Sandor has been working underground for 25 years but has been in mining since he was a child. He grew up in a small northern mining town, in a mining family. His stepdad was an underground supervisor for more than 30 years and Sandor remembers being as young as 10 going underground with him and being hooked. One thing he never forgot was how hard workplace fatalities and critical injuries was for his stepfather and the entire community. Sandor wants to make a difference in the industry, not by metres of rock he breaks, but by safety. The most influential position in eliminating underground fatalities and critical injuries is the front-line supervisors and leaders. Engineering and technical advancements can only do so much, the rest is up to us to make the right choices, do things the right way, the safe way. He truly believes the mining industry can reach zero harm and still exceed all development and production goals.

Amanda Basa
Scooptram operator
Redpath Mining

Amanda has been mining underground for almost 15 years now.  Most of her career has been spent running scoops in northern Nunavut, Yukon, and B.C.  She has witnessed some horrific accidents underground, including her own accident with a piece of loose rock at the face.

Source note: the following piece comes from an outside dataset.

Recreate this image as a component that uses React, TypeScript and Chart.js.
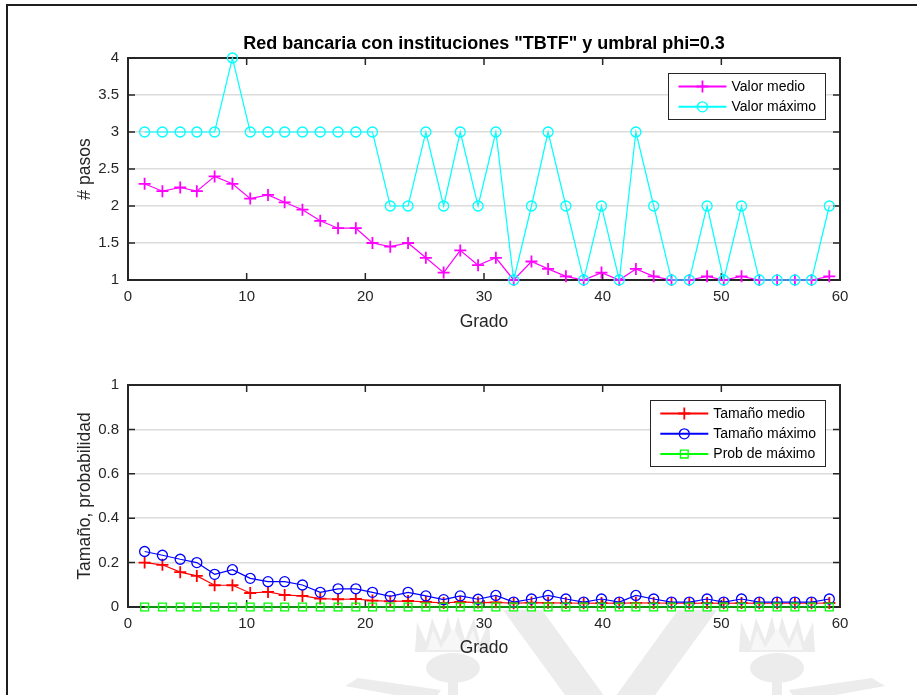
import React, { useEffect, useRef } from "react";
import { Chart, registerables } from "chart.js";

Chart.register(...registerables);

// Grado medio de la red (eje x compartido)
const grado = [
  1.4, 2.9, 4.4, 5.8, 7.3, 8.8, 10.3, 11.8, 13.2, 14.7,
  16.2, 17.7, 19.2, 20.6, 22.1, 23.6, 25.1, 26.6, 28.0, 29.5,
  31.0, 32.5, 34.0, 35.4, 36.9, 38.4, 39.9, 41.4, 42.8, 44.3,
  45.8, 47.3, 48.8, 50.2, 51.7, 53.2, 54.7, 56.2, 57.6, 59.1,
];

// Número de pasos de la cascada
const valorMedio = [
  2.3, 2.2, 2.25, 2.2, 2.4, 2.3, 2.1, 2.15, 2.05, 1.95,
  1.8, 1.7, 1.7, 1.5, 1.45, 1.5, 1.3, 1.1, 1.4, 1.2,
  1.3, 1.0, 1.25, 1.15, 1.05, 1.0, 1.1, 1.0, 1.15, 1.05,
  1.0, 1.0, 1.05, 1.0, 1.05, 1.0, 1.0, 1.0, 1.0, 1.05,
];
const valorMaximo = [
  3, 3, 3, 3, 3, 4, 3, 3, 3, 3,
  3, 3, 3, 3, 2, 2, 3, 2, 3, 2,
  3, 1, 2, 3, 2, 1, 2, 1, 3, 2,
  1, 1, 2, 1, 2, 1, 1, 1, 1, 2,
];

// Tamaño de la cascada y probabilidad del máximo
const tamanoMedio = [
  0.2, 0.19, 0.157, 0.14, 0.098, 0.098, 0.063, 0.068, 0.054, 0.05,
  0.038, 0.035, 0.036, 0.029, 0.026, 0.027, 0.023, 0.018, 0.023, 0.02,
  0.021, 0.017, 0.02, 0.019, 0.018, 0.017, 0.018, 0.017, 0.019, 0.018,
  0.017, 0.017, 0.018, 0.017, 0.018, 0.017, 0.017, 0.017, 0.017, 0.018,
];
const tamanoMaximo = [
  0.25, 0.233, 0.215, 0.2, 0.147, 0.168, 0.129, 0.114, 0.114, 0.099,
  0.066, 0.082, 0.082, 0.066, 0.048, 0.066, 0.05, 0.033, 0.05, 0.035,
  0.052, 0.022, 0.036, 0.052, 0.036, 0.022, 0.036, 0.022, 0.052, 0.036,
  0.022, 0.022, 0.036, 0.022, 0.036, 0.022, 0.022, 0.022, 0.022, 0.036,
];
const probMaximo = [
  0, 0, 0, 0, 0, 0, 0, 0, 0, 0,
  0, 0, 0, 0, 0, 0, 0, 0, 0, 0,
  0, 0, 0, 0, 0, 0, 0, 0, 0, 0,
  0, 0, 0, 0, 0, 0, 0, 0, 0, 0,
];

const titulo = 'Red bancaria con instituciones "TBTF" y umbral phi=0.3';
const xTicks = { min: 0, max: 60, step: 10 };
const yTicksPasos = { min: 1, max: 4, step: 0.5 };
const yTicksTamano = { min: 0, max: 1, step: 0.2 };

const FONT = "'Liberation Sans', Arial, Helvetica, sans-serif";
const INK = "#262626";
const W = 917;

const pts = (ys: number[]) => grado.map((x, i) => ({ x, y: ys[i] }));
const fmt = (v: number) => String(Number(v.toFixed(2)));

function drawMarker(ctx: CanvasRenderingContext2D, style: string, x: number, y: number, r: number) {
  ctx.beginPath();
  if (style === "cross") {
    ctx.moveTo(x - r, y); ctx.lineTo(x + r, y);
    ctx.moveTo(x, y - r); ctx.lineTo(x, y + r);
  } else if (style === "circle") {
    ctx.arc(x, y, r, 0, Math.PI * 2);
  } else {
    const s = r * Math.SQRT1_2;
    ctx.rect(x - s, y - s, 2 * s, 2 * s);
  }
  ctx.stroke();
}

// Box with inward ticks on all four sides
const framePlugin = {
  id: "matFrame",
  beforeDatasetsDraw(chart: any) {
    const { ctx, chartArea: a, scales } = chart;
    const tl = 7;
    ctx.save();
    ctx.strokeStyle = INK;
    ctx.lineWidth = 1.5;
    ctx.beginPath();
    scales.x.ticks.forEach((t: any) => {
      const px = scales.x.getPixelForValue(t.value);
      ctx.moveTo(px, a.top); ctx.lineTo(px, a.top + tl);
      ctx.moveTo(px, a.bottom); ctx.lineTo(px, a.bottom - tl);
    });
    scales.y.ticks.forEach((t: any) => {
      const py = scales.y.getPixelForValue(t.value);
      ctx.moveTo(a.left, py); ctx.lineTo(a.left + tl, py);
      ctx.moveTo(a.right, py); ctx.lineTo(a.right - tl, py);
    });
    ctx.stroke();
    ctx.lineWidth = 2;
    ctx.strokeRect(a.left, a.top, a.right - a.left, a.bottom - a.top);
    ctx.restore();
  },
};

// Legend box in the upper right corner, line + marker samples
const legendPlugin = {
  id: "matLegend",
  afterDatasetsDraw(chart: any) {
    const { ctx, chartArea: a } = chart;
    const sets = chart.data.datasets;
    ctx.save();
    ctx.font = `14px ${FONT}`;
    const textW = Math.max(...sets.map((d: any) => ctx.measureText(d.label).width));
    const rowH = 20.3;
    const boxW = 10 + 48 + 5 + textW + 9;
    const boxH = sets.length * rowH + 5;
    const right = a.right - 15;
    const left = right - boxW;
    const top = a.top + 15;
    ctx.fillStyle = "#ffffff";
    ctx.fillRect(left, top, boxW, boxH);
    ctx.strokeStyle = INK;
    ctx.lineWidth = 1;
    ctx.strokeRect(Math.round(left) + 0.5, Math.round(top) + 0.5, Math.round(boxW), Math.round(boxH));
    sets.forEach((d: any, i: number) => {
      const cy = top + 13.5 + i * rowH;
      const x0 = left + 10;
      ctx.strokeStyle = d.borderColor;
      ctx.lineWidth = 2;
      ctx.beginPath();
      ctx.moveTo(x0, cy); ctx.lineTo(x0 + 48, cy);
      ctx.stroke();
      ctx.lineWidth = d.pointBorderWidth;
      drawMarker(ctx, d.pointStyle, x0 + 24, cy, d.pointRadius);
      ctx.fillStyle = "#000000";
      ctx.textBaseline = "middle";
      ctx.textAlign = "left";
      ctx.fillText(d.label, x0 + 53, cy + 0.5);
    });
    ctx.restore();
  },
};

// Figure title above the upper panel
const titlePlugin = {
  id: "matTitle",
  afterDraw(chart: any) {
    const { ctx, chartArea: a } = chart;
    ctx.save();
    ctx.font = `bold 18px ${FONT}`;
    ctx.fillStyle = "#000000";
    ctx.textAlign = "center";
    ctx.textBaseline = "alphabetic";
    ctx.fillText(titulo, (a.left + a.right) / 2, 49);
    ctx.restore();
  },
};

// Faint emblem printed on the page behind the lower panel
const emblemPlugin = {
  id: "emblem",
  beforeDraw(chart: any) {
    const { ctx, chartArea: a } = chart;
    const oy = -345;
    ctx.save();
    ctx.beginPath();
    ctx.rect(0, a.bottom + 2, chart.width, chart.height);
    ctx.clip();
    ctx.fillStyle = "#ececec";
    const poly = (p: number[][]) => {
      ctx.beginPath();
      p.forEach(([x, y], i) => (i ? ctx.lineTo(x, y + oy) : ctx.moveTo(x, y + oy)));
      ctx.closePath();
      ctx.fill();
    };
    poly([[503, 610], [542, 610], [610, 704], [678, 610], [717, 610], [634, 724], [586, 724]]);
    const thistle = (cx: number, dir: number) => {
      ctx.fillStyle = "#ececec";
      poly([
        [cx - 38, 652], [cx - 36, 622], [cx - 27, 642], [cx - 21, 618], [cx - 12, 640],
        [cx - 5, 616], [cx, 638], [cx + 5, 616], [cx + 12, 640], [cx + 21, 618],
        [cx + 27, 642], [cx + 36, 622], [cx + 38, 652],
      ]);
      ctx.fillStyle = "#f7f7f7";
      poly([[cx - 26, 650], [cx - 20, 630], [cx - 12, 648], [cx, 628], [cx + 12, 648], [cx + 20, 630], [cx + 26, 650]]);
      ctx.fillStyle = "#ececec";
      ctx.beginPath();
      ctx.ellipse(cx, 668 + oy, 27, 15, 0, 0, Math.PI * 2);
      ctx.fill();
      ctx.fillRect(cx - 5, 680 + oy, 10, 30);
      poly([[cx + dir * 12, 690], [cx + dir * 95, 678], [cx + dir * 108, 686], [cx + dir * 20, 702]]);
    };
    thistle(453, -1);
    thistle(777, 1);
    ctx.restore();
  },
};

function makeConfig(opts: {
  datasets: any[];
  yTicks: { min: number; max: number; step: number };
  yTitle: string;
  padTop: number;
  padBottom: number;
  xScaleH: number;
  title: boolean;
  emblem: boolean;
}): any {
  const plugins: any[] = [framePlugin, legendPlugin];
  if (opts.title) plugins.push(titlePlugin);
  if (opts.emblem) plugins.push(emblemPlugin);
  return {
    type: "line",
    data: { datasets: opts.datasets },
    plugins,
    options: {
      responsive: false,
      animation: false,
      layout: { padding: { top: opts.padTop, bottom: opts.padBottom, left: 0, right: W - 840 } },
      plugins: { legend: { display: false }, tooltip: { enabled: false }, title: { display: false } },
      elements: { line: { tension: 0 } },
      scales: {
        x: {
          type: "linear",
          min: xTicks.min,
          max: xTicks.max,
          ticks: {
            stepSize: xTicks.step,
            color: INK,
            font: { family: FONT, size: 15 },
            padding: 8,
            maxRotation: 0,
            callback: (v: number) => fmt(v),
          },
          grid: { display: false, drawTicks: false },
          border: { display: false },
          title: { display: true, text: "Grado", color: INK, font: { family: FONT, size: 17.5 }, padding: 0 },
          afterFit: (s: any) => { s.height = opts.xScaleH; },
        },
        y: {
          type: "linear",
          min: opts.yTicks.min,
          max: opts.yTicks.max,
          ticks: {
            stepSize: opts.yTicks.step,
            color: INK,
            font: { family: FONT, size: 15 },
            padding: 9,
            callback: (v: number) => fmt(v),
          },
          grid: { display: true, drawTicks: false, color: "#dcdcdc", lineWidth: 1.5 },
          border: { display: false },
          title: {
            display: true,
            text: opts.yTitle,
            color: INK,
            font: { family: FONT, size: 17.5 },
            padding: { top: 74.5, bottom: 0 },
          },
          afterFit: (s: any) => { s.width = 128; },
        },
      },
    },
  };
}

const topConfig = () =>
  makeConfig({
    datasets: [
      {
        label: "Valor medio", data: pts(valorMedio), order: 1, clip: false,
        borderColor: "#ff00ff", backgroundColor: "#ff00ff", borderWidth: 1.2,
        pointStyle: "cross", pointRadius: 6, pointBorderWidth: 1.8,
        pointBorderColor: "#ff00ff", pointBackgroundColor: "#ff00ff",
      },
      {
        label: "Valor máximo", data: pts(valorMaximo), order: 0, clip: false,
        borderColor: "#00ffff", backgroundColor: "rgba(0,0,0,0)", borderWidth: 1.2,
        pointStyle: "circle", pointRadius: 5, pointBorderWidth: 1.3,
        pointBorderColor: "#00ffff", pointBackgroundColor: "rgba(0,0,0,0)",
      },
    ],
    yTicks: yTicksPasos,
    yTitle: "# pasos",
    padTop: 58,
    padBottom: 12.5,
    xScaleH: 52.5,
    title: true,
    emblem: false,
  });

const bottomConfig = () =>
  makeConfig({
    datasets: [
      {
        label: "Tamaño medio", data: pts(tamanoMedio), order: 2, clip: false,
        borderColor: "#ff0000", backgroundColor: "#ff0000", borderWidth: 1.2,
        pointStyle: "cross", pointRadius: 6, pointBorderWidth: 1.8,
        pointBorderColor: "#ff0000", pointBackgroundColor: "#ff0000",
      },
      {
        label: "Tamaño máximo", data: pts(tamanoMaximo), order: 1, clip: false,
        borderColor: "#0000ff", backgroundColor: "rgba(0,0,0,0)", borderWidth: 1.2,
        pointStyle: "circle", pointRadius: 5, pointBorderWidth: 1.3,
        pointBorderColor: "#0000ff", pointBackgroundColor: "rgba(0,0,0,0)",
      },
      {
        label: "Prob de máximo", data: pts(probMaximo), order: 0, clip: false,
        borderColor: "#00ff00", backgroundColor: "rgba(0,0,0,0)", borderWidth: 1.2,
        pointStyle: "rect", pointRadius: 5.5, pointBorderWidth: 1.3,
        pointBorderColor: "#00ff00", pointBackgroundColor: "rgba(0,0,0,0)",
      },
    ],
    yTicks: yTicksTamano,
    yTitle: "Tamaño, probabilidad",
    padTop: 40,
    padBottom: 36.5,
    xScaleH: 51.5,
    title: false,
    emblem: true,
  });

function Panel({ make, top, height }: { make: () => any; top: number; height: number }) {
  const ref = useRef<HTMLCanvasElement>(null);
  useEffect(() => {
    const chart = new Chart(ref.current as HTMLCanvasElement, make());
    return () => chart.destroy();
  }, [make]);
  return (
    <canvas
      ref={ref}
      width={W}
      height={height}
      style={{ position: "absolute", left: 0, top, width: W, height, display: "block" }}
    />
  );
}

export default function App() {
  return (
    <div style={{ position: "fixed", left: 0, top: 0, width: W, height: 695, background: "#ffffff", overflow: "hidden" }}>
      <Panel make={bottomConfig} top={345} height={350} />
      <Panel make={topConfig} top={0} height={345} />
      <div
        style={{
          position: "absolute", left: 6, top: 4, width: W, height: 700,
          borderTop: "2px solid #1e1e1e", borderLeft: "2px solid #1e1e1e", pointerEvents: "none",
        }}
      />
    </div>
  );
}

Since day one, Amanda has pushed herself to practice safety every day, and she is now the joint health and safety representative on her work site. One of the most rewarding tasks she has is to train the trainer, passing down her safety knowledge to others, who will train workers. She believes we all have an obligation to ourselves and our families to always work safe and take safety home.

Nelson Bodnarchuk
Vice President Health & Safety
Torex Gold Resources

Nelson brings over 21 years of global, multi-commodity operating leadership experience. He has worked in the engineering, operational technology, IT, nuclear, automation, maintenance, software development and banking sectors. He joined Torex in 2014 as the Director of Operational Systems, overseeing critical aspects of the successful construction, start-up and operation of the Greenfield build of the ELG open pit mine and processing plant. Over the past three years, he has led the Health & Safety teams at Torex, delivering integrated systems supporting the safe operations of the Morelos Mine Complex in Guerrero State, Mexico.